Official PyTorch implementation of the paper "A Brand New Dance Partner:Music-Conditioned Pluralistic Dancing Synthesized by Multiple Dance Genres", CVPR 2022. Please visit our website for more details.
We propose MNET, a novel and scalable approach that can perform music-conditioned pluralistic dance generation synthesized by multiple dance genres using only a single model. Here, we learn a dance-genre aware latent representation by training a conditional generative adversarial network leveraging Transformer architecture.
# clone this repo:
git clone https://github.com/jw09191/MNET
cd MNET
# [OPTIONAL] create conda environment
conda create -n mnet python=3.8
conda activate mnet
# install requirements
pip install -r requirements.txt
In our experiment, we use AIST++. For more information about the dataset, please check this page.
Please download the annotated motion datasets from here,
and unzip them as ./data/AIST++/motions/
folder.
Please download the music pieces (wav) from here,
and unzip them as ./data/AIST++/wav/
folder.
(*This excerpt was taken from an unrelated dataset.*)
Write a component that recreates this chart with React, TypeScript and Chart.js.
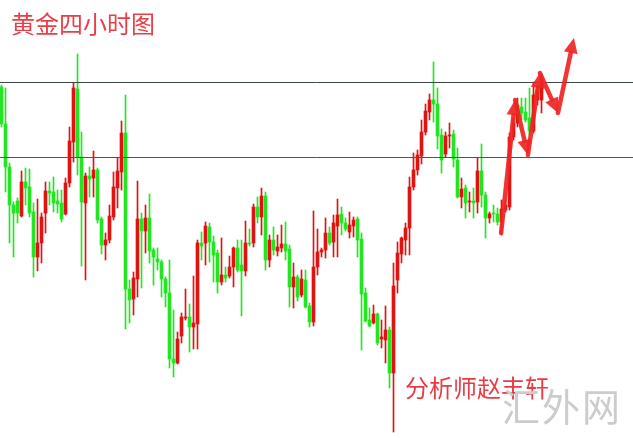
import React, { useEffect, useRef } from "react";
import { Chart, registerables } from "chart.js";

Chart.register(...registerables);

// Gold 4-hour candles (price units; the vertical axis is hidden)
const candleOpen = [
  351, 314, 271, 233, 237, 222, 256, 251, 226, 181,
  195, 225, 247, 246, 237, 235, 224, 255, 296, 349,
  281, 235, 262, 260, 268, 219, 193, 198, 221, 250,
  266, 305, 149, 139, 159, 219, 207, 220, 188, 179,
  176, 159, 145, 79, 75, 102, 120, 121, 111, 114,
  195, 195, 211, 196, 185, 156, 163, 162, 171, 190,
  173, 167, 195, 195, 231, 221, 242, 178, 198, 187,
  190, 194, 189, 151, 161, 143, 158, 132, 116, 171,
  186, 188, 205, 196, 212, 224, 215, 206, 212, 219,
  199, 145, 118, 115, 124, 99, 98, 108, 65, 158,
  184, 198, 210, 251, 268, 282, 306, 326, 338, 334,
  303, 284, 302, 304, 278, 241, 250, 236, 237, 236,
  267, 243, 220, 225, 224, 216, 228, 231, 301, 315,
  331, 326, 320, 307, 338, 338,
];
const candleHigh = [
  353, 350, 275, 236, 240, 267, 270, 269, 235, 239,
  225, 256, 256, 261, 248, 248, 260, 311, 355, 384,
  306, 265, 271, 287, 270, 221, 205, 233, 266, 280,
  317, 343, 158, 166, 257, 225, 233, 244, 190, 190,
  178, 161, 178, 128, 106, 125, 149, 134, 162, 198,
  206, 216, 215, 202, 188, 200, 171, 182, 191, 198,
  198, 217, 209, 234, 241, 250, 246, 203, 211, 203,
  213, 216, 193, 175, 163, 168, 168, 135, 227, 209,
  190, 220, 211, 223, 239, 231, 220, 226, 221, 221,
  205, 150, 130, 133, 125, 118, 132, 111, 175, 196,
  201, 215, 261, 285, 288, 318, 334, 344, 376, 350,
  309, 306, 315, 308, 290, 260, 253, 246, 250, 280,
  294, 246, 226, 233, 230, 238, 238, 305, 320, 340,
  340, 340, 350, 356, 353, 364,
];
const candleLow = [
  311, 246, 195, 181, 215, 221, 233, 221, 161, 167,
  175, 205, 233, 226, 225, 216, 223, 251, 276, 263,
  172, 158, 241, 241, 215, 184, 178, 195, 218, 230,
  248, 109, 115, 123, 141, 150, 185, 175, 153, 168,
  141, 131, 70, 61, 74, 95, 118, 86, 89, 89,
  178, 173, 176, 156, 145, 153, 156, 160, 151, 166,
  122, 162, 192, 191, 215, 203, 168, 171, 183, 182,
  186, 178, 131, 130, 137, 141, 130, 111, 112, 163,
  181, 180, 193, 181, 181, 203, 207, 200, 201, 181,
  88, 116, 111, 114, 93, 90, 75, 50, 6, 145,
  175, 183, 183, 248, 263, 274, 303, 318, 316, 289,
  265, 281, 290, 271, 240, 230, 220, 226, 220, 225,
  231, 200, 215, 216, 213, 203, 226, 228, 298, 311,
  318, 316, 303, 305, 333, 325,
];
const candleClose = [
  314, 271, 233, 225, 225, 256, 250, 225, 181, 195,
  221, 247, 245, 235, 234, 219, 255, 297, 350, 281,
  236, 262, 259, 268, 218, 193, 198, 222, 251, 267,
  305, 149, 138, 160, 219, 207, 220, 187, 181, 176,
  159, 145, 79, 75, 99, 121, 121, 111, 115, 195,
  192, 212, 196, 183, 156, 163, 160, 171, 190, 168,
  167, 195, 194, 231, 221, 242, 178, 198, 188, 191,
  194, 187, 151, 161, 141, 159, 131, 116, 171, 186,
  188, 205, 195, 215, 223, 215, 209, 213, 218, 198,
  144, 117, 112, 124, 95, 101, 108, 65, 152, 185,
  200, 210, 251, 268, 283, 306, 327, 338, 334, 302,
  278, 302, 303, 279, 241, 249, 235, 237, 235, 267,
  243, 220, 224, 224, 216, 229, 233, 301, 315, 333,
  325, 318, 307, 343, 348, 360,
];

// Horizontal levels (resistance above, support below)
const levelValues = [356, 281];
const levelColors = ["#3b4846", "#d41c1c"];

// Forecast zig-zag arrow path (bar position, price)
const arrowX = [124.9, 128.4, 131.6, 134.6, 139.1, 143.1];
const arrowY = [205, 338, 283, 365, 325, 400];

const titleText = "黄金四小时图";
const analystText = "分析师赵丰轩";
const watermarkText = "汇外网";

const UP = "#e01212";
const DOWN = "#22e622";

export default function App() {
  const ref = useRef<HTMLCanvasElement | null>(null);

  useEffect(() => {
    if (!ref.current) return;
    const idx = candleOpen.map((_, i) => i);
    const colors = idx.map((i) => (candleClose[i] >= candleOpen[i] ? UP : DOWN));

    const overlay = {
      id: "overlay",
      afterDatasetsDraw(chart: any) {
        const ctx = chart.ctx;
        const xs = chart.scales.x;
        const ys = chart.scales.y;
        const area = chart.chartArea;
        ctx.save();
        levelValues.forEach((v, k) => {
          const py = Math.round(ys.getPixelForValue(v)) + 0.5;
          ctx.strokeStyle = levelColors[k];
          ctx.lineWidth = 1;
          ctx.beginPath();
          ctx.moveTo(area.left, py);
          ctx.lineTo(area.right, py);
          ctx.stroke();
        });
        ctx.strokeStyle = "rgba(240,36,36,0.92)";
        ctx.fillStyle = "rgba(240,36,36,0.92)";
        ctx.lineWidth = 4.5;
        ctx.lineCap = "round";
        for (let k = 0; k < arrowX.length - 1; k++) {
          const x0 = xs.getPixelForValue(arrowX[k]);
          const y0 = ys.getPixelForValue(arrowY[k]);
          const x1 = xs.getPixelForValue(arrowX[k + 1]);
          const y1 = ys.getPixelForValue(arrowY[k + 1]);
          const ang = Math.atan2(y1 - y0, x1 - x0);
          const head = 15;
          const half = 7;
          const bx = x1 - Math.cos(ang) * head;
          const by = y1 - Math.sin(ang) * head;
          ctx.beginPath();
          ctx.moveTo(x0, y0);
          ctx.lineTo(bx, by);
          ctx.stroke();
          ctx.beginPath();
          ctx.moveTo(x1, y1);
          ctx.lineTo(bx + Math.cos(ang + Math.PI / 2) * half, by + Math.sin(ang + Math.PI / 2) * half);
          ctx.lineTo(bx + Math.cos(ang - Math.PI / 2) * half, by + Math.sin(ang - Math.PI / 2) * half);
          ctx.closePath();
          ctx.fill();
        }
        ctx.restore();
      },
    };

    const chart = new Chart(ref.current, {
      type: "bar",
      data: {
        datasets: [
          {
            label: "wick",
            data: idx.map((i) => ({ x: i, y: [candleLow[i], candleHigh[i]] })) as any,
            backgroundColor: colors,
            barThickness: 1,
            grouped: false,
            borderWidth: 0,
            order: 1,
          } as any,
          {
            label: "body",
            data: idx.map((i) => ({ x: i, y: [candleOpen[i], candleClose[i]] })) as any,
            backgroundColor: colors,
            barThickness: 3,
            minBarLength: 1,
            grouped: false,
            borderWidth: 0,
            order: 0,
          } as any,
        ],
      },
      options: {
        animation: false,
        responsive: false,
        maintainAspectRatio: false,
        layout: { padding: 0 },
        plugins: { legend: { display: false }, tooltip: { enabled: false }, title: { display: false } },
        scales: {
          x: { type: "linear", min: -0.375, max: 157.875, display: false, offset: false, grid: { display: false } },
          y: { type: "linear", min: 0, max: 438, display: false, grid: { display: false } },
        },
      },
      plugins: [overlay],
    });
    return () => chart.destroy();
  }, []);

  const cjk = '"Noto Sans CJK SC", "Noto Sans", sans-serif';
  return (
    <div style={{ position: "absolute", left: 0, top: 0, width: 633, height: 438, background: "#fff", overflow: "hidden" }}>
      <canvas ref={ref} width={633} height={438} style={{ display: "block", width: 633, height: 438 }} />
      <div style={{ position: "absolute", left: 11, top: 11, fontFamily: cjk, fontSize: 24, lineHeight: "24px", color: "#e8404a", whiteSpace: "nowrap" }}>
        {titleText}
      </div>
      <div style={{ position: "absolute", left: 405, top: 375, fontFamily: cjk, fontSize: 24, lineHeight: "24px", color: "#ea3a44", whiteSpace: "nowrap" }}>
        {analystText}
      </div>
      <div style={{ position: "absolute", left: 502, top: 386, fontFamily: cjk, fontSize: 38, lineHeight: "38px", letterSpacing: 2, color: "#cccccc", whiteSpace: "nowrap" }}>
        {watermarkText}
      </div>
    </div>
  );
}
And please download SMPL models here,
and copy the downloaded 'male' SMPL model to ./data/AIST++/SMPL_DIR/
folder.
# train on CPU
python train.py experiment=AISTPP trainer.gpus=0
# train on single GPU
python train.py experiment=AISTPP trainer.gpus=1
# train with DDP (Distributed data Parallel) (4 GPUs)
python train.py experiment=AISTPP trainer.gpus=4 +trainer.strategy=ddp
You can download pretrained models from here (Google Drive),
and move them to ./logs/pretrain/
folder.
You can choose .pkl data from ./data/AIST++/motions
and the generated dance videos are saved in ./logs/pretrain/demos/
folder.
# example
python demo.py -l pretrain -p gBR_sBM_cAll_d04_mBR0_ch01.pkl -t diversity
# example
python demo.py -l pretrain -p gBR_sBM_cAll_d04_mBR0_ch01.pkl -t synthesis
@InProceedings{Kim_2022_CVPR,
author = {Kim, Jinwoo and Oh, Heeseok and Kim, Seongjean and Tong, Hoseok and Lee, Sanghoon},
title = {A Brand New Dance Partner: Music-Conditioned Pluralistic Dancing Controlled by Multiple Dance Genres},
booktitle = {Proceedings of the IEEE/CVF Conference on Computer Vision and Pattern Recognition (CVPR)},
month = {June},
year = {2022},
pages = {3490-3500}
}
Our code is released under MIT License.